CodePudding user response:
This is explained in the docs:
Lexicographical comparison between built-in collections works as follows:
For two collections to compare equal, they must be of the same type, have the same length, and each pair of corresponding elements must compare equal (for example, [1,2] == (1,2) is false because the type is not the same).
Collections that support order comparison are ordered the same as their first unequal elements (for example, [1,2,x] <= [1,2,y] has the same value as x <= y).

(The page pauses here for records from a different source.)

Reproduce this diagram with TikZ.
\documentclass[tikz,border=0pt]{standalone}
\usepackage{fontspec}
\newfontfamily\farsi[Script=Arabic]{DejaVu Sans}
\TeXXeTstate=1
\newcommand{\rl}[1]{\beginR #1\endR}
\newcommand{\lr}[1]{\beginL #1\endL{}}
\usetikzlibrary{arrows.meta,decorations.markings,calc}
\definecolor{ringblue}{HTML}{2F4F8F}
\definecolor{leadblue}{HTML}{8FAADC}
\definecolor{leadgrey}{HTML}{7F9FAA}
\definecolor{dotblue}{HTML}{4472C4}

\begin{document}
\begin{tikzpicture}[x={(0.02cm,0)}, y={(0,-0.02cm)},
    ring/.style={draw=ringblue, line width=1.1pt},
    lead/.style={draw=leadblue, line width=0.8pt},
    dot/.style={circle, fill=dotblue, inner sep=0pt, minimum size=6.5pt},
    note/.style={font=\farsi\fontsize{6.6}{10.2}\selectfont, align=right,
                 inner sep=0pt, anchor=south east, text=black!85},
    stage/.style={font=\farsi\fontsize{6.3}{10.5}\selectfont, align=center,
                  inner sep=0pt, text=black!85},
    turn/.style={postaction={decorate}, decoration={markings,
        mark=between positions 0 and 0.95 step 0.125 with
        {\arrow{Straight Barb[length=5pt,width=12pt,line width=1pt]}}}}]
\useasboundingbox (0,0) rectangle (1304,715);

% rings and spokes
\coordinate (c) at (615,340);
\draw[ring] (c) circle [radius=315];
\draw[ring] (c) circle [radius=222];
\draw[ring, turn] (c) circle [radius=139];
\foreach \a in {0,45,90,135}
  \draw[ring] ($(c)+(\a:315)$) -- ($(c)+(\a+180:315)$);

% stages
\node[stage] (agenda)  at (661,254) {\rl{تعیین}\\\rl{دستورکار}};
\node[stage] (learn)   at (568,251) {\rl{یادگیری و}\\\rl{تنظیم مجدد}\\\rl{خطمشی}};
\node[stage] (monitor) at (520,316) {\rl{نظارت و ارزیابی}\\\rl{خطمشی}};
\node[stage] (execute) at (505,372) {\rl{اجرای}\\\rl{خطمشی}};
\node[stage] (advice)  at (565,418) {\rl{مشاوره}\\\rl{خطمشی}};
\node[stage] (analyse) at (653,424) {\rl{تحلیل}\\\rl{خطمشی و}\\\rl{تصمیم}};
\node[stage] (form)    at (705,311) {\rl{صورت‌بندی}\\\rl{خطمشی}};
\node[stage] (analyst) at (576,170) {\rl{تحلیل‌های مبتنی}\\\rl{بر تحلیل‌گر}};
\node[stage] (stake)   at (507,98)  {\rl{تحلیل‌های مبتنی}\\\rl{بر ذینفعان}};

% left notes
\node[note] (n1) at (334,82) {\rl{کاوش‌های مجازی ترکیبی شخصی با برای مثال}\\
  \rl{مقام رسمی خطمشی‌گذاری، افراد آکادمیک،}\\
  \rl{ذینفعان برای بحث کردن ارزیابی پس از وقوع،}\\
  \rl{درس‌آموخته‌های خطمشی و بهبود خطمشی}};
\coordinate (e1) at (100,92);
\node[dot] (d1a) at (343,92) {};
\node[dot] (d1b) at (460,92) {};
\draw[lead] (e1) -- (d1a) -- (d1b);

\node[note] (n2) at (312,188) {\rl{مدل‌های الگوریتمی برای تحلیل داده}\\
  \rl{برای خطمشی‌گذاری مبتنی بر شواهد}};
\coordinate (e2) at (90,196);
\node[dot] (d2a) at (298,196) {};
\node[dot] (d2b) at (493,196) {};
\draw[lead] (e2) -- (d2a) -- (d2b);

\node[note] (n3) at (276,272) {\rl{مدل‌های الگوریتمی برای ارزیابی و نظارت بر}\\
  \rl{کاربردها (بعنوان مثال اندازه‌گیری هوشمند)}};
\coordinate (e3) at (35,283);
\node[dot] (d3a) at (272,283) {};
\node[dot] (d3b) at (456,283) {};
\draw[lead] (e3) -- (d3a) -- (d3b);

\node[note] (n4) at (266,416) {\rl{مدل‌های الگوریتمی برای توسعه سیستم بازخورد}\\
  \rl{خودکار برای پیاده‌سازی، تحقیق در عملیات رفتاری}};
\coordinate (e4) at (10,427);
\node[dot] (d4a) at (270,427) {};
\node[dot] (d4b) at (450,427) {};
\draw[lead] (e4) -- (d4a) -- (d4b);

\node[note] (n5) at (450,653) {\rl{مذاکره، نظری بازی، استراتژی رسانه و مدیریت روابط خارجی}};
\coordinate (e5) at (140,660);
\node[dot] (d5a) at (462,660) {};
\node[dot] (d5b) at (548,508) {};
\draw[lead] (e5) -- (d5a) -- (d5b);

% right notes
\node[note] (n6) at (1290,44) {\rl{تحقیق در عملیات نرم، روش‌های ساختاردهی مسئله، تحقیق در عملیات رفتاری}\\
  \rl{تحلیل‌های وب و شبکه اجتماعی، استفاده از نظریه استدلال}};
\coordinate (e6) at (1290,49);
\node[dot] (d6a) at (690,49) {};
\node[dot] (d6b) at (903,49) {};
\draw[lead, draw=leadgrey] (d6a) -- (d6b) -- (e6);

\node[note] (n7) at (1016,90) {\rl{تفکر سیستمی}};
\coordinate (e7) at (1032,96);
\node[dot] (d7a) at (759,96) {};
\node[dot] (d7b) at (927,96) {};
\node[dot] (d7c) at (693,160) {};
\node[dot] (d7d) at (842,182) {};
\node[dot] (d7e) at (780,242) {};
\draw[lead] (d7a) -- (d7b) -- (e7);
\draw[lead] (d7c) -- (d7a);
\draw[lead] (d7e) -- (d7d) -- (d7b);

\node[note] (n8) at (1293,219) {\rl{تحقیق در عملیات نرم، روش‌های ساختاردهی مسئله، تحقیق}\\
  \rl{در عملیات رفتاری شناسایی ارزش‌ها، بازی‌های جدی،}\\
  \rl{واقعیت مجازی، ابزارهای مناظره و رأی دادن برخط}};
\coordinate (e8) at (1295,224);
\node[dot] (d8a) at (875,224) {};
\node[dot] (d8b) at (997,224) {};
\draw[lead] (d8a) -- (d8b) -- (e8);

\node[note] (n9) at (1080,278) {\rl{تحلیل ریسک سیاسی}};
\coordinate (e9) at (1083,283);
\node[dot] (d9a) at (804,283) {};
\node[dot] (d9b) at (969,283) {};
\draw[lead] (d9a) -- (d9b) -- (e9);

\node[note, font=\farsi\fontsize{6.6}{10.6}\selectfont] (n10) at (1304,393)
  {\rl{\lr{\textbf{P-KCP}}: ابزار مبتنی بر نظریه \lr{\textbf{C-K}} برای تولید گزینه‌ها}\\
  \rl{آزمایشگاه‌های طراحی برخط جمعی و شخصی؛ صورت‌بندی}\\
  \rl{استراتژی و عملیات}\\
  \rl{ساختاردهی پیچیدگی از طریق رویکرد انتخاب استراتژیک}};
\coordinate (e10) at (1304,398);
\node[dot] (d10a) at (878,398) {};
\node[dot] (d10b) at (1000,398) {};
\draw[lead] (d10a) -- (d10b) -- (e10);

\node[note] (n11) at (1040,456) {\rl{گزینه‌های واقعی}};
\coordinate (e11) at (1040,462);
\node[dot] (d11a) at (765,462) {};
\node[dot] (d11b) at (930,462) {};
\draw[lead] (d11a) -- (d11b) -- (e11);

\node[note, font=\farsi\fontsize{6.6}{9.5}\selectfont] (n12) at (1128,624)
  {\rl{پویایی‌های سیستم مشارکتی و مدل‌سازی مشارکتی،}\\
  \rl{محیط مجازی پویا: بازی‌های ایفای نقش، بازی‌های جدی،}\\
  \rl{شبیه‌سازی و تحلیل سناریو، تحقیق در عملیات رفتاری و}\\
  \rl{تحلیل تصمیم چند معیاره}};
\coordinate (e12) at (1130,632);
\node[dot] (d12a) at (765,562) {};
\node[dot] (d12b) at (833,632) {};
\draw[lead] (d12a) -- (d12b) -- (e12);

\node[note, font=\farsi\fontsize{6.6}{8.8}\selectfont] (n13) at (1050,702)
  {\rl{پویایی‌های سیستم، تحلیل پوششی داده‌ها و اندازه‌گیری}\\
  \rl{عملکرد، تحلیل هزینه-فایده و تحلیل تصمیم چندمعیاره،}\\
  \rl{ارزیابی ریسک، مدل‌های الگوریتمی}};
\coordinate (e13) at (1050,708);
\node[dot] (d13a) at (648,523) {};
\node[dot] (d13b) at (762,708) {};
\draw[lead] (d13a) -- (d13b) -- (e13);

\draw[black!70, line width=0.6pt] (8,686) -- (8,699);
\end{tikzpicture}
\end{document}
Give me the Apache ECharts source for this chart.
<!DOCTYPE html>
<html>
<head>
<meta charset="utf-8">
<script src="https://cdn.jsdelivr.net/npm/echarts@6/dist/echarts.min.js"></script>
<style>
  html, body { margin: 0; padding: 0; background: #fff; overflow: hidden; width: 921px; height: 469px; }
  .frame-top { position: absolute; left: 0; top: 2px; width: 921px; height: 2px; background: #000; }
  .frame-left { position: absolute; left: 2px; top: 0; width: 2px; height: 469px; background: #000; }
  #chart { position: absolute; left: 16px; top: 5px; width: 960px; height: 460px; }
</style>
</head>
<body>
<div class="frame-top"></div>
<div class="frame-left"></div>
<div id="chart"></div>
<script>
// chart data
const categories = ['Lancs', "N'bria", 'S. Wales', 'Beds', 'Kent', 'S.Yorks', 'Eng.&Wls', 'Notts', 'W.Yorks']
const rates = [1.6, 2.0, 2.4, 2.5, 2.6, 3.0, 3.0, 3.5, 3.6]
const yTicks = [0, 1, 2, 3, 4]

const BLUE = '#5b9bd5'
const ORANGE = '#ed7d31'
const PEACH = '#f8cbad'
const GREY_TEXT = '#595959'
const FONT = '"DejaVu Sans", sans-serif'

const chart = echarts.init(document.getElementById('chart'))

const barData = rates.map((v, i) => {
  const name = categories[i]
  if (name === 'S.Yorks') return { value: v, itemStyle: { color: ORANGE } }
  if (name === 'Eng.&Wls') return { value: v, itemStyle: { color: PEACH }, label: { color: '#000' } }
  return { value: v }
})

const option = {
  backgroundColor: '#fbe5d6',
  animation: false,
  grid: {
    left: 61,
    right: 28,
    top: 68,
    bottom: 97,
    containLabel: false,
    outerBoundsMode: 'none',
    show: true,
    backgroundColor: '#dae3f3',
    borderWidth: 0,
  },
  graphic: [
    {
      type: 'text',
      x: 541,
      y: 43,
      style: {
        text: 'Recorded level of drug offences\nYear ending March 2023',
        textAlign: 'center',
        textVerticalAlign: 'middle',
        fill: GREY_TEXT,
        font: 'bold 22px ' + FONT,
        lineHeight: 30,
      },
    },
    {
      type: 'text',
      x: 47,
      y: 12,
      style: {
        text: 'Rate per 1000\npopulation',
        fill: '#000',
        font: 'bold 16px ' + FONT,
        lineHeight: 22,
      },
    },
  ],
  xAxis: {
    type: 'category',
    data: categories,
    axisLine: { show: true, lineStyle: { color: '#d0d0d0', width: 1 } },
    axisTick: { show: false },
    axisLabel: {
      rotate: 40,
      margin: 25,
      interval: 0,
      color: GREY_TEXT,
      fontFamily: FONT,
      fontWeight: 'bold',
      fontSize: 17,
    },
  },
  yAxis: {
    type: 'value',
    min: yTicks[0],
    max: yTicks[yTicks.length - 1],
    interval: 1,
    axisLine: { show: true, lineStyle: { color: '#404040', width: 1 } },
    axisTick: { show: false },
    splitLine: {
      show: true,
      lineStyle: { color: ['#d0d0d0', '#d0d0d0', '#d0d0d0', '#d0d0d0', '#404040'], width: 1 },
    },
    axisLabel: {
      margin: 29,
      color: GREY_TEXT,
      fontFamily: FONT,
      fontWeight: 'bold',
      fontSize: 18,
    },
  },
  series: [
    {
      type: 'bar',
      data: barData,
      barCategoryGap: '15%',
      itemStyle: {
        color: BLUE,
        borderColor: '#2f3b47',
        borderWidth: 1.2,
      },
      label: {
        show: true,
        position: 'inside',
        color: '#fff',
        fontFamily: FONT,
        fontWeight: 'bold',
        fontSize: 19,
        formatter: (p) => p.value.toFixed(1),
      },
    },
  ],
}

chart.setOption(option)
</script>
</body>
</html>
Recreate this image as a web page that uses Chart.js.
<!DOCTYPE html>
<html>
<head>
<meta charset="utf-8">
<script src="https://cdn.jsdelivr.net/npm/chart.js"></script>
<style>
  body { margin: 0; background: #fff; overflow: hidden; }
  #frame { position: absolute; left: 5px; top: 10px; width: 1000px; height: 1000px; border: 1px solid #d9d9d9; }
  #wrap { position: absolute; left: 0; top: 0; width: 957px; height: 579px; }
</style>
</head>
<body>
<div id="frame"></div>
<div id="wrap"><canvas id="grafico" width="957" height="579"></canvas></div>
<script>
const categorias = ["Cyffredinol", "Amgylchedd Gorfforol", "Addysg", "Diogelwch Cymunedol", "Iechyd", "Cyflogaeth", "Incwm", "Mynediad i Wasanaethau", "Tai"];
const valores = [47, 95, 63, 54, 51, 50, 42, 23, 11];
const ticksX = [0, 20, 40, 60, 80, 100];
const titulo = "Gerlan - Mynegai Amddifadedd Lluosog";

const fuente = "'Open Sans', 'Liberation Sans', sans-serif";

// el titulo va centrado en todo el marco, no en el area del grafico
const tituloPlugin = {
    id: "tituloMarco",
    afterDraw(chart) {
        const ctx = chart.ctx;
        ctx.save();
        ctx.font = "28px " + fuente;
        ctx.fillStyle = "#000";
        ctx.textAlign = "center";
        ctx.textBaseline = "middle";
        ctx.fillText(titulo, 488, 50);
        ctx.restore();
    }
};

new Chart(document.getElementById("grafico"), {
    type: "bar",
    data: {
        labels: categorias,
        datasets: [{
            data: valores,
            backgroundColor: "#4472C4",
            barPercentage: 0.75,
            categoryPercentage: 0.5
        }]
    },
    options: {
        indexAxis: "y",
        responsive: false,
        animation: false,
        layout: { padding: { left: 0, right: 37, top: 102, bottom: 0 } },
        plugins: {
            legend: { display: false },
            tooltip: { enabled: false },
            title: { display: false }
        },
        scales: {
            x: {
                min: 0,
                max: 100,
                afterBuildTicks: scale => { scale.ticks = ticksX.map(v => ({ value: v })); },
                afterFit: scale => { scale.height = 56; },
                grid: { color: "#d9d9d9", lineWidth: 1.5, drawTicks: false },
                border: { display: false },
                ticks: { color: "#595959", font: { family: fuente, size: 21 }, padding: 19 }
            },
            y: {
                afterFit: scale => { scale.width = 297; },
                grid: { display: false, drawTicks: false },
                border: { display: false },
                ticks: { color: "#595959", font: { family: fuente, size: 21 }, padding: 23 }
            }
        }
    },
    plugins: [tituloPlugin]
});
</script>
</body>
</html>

If a corresponding element does not exist, the shorter collection is ordered first (for example, [1,2] < [1,2,3] is true).
So the first thing that the tuple comparison will do is to find the unequal elements, as there are not unequal elements in your tuple the result is False, and there is no need to call the code for <.
This is further confirmed by looking at the implementation of the comparison of tuples:
for (i = 0; i < vlen && i < wlen; i ) {
int k = PyObject_RichCompareBool(vt->ob_item[i],
wt->ob_item[i], Py_EQ);
if (k < 0)
return NULL;
if (!k)
break;
}
if (i >= vlen || i >= wlen) {
/* No more items to compare -- compare sizes */
Py_RETURN_RICHCOMPARE(vlen, wlen, op);
}
The for loop in the code above tries to find the first unequal elements and if not found delegates the comparison to the size of the tuples.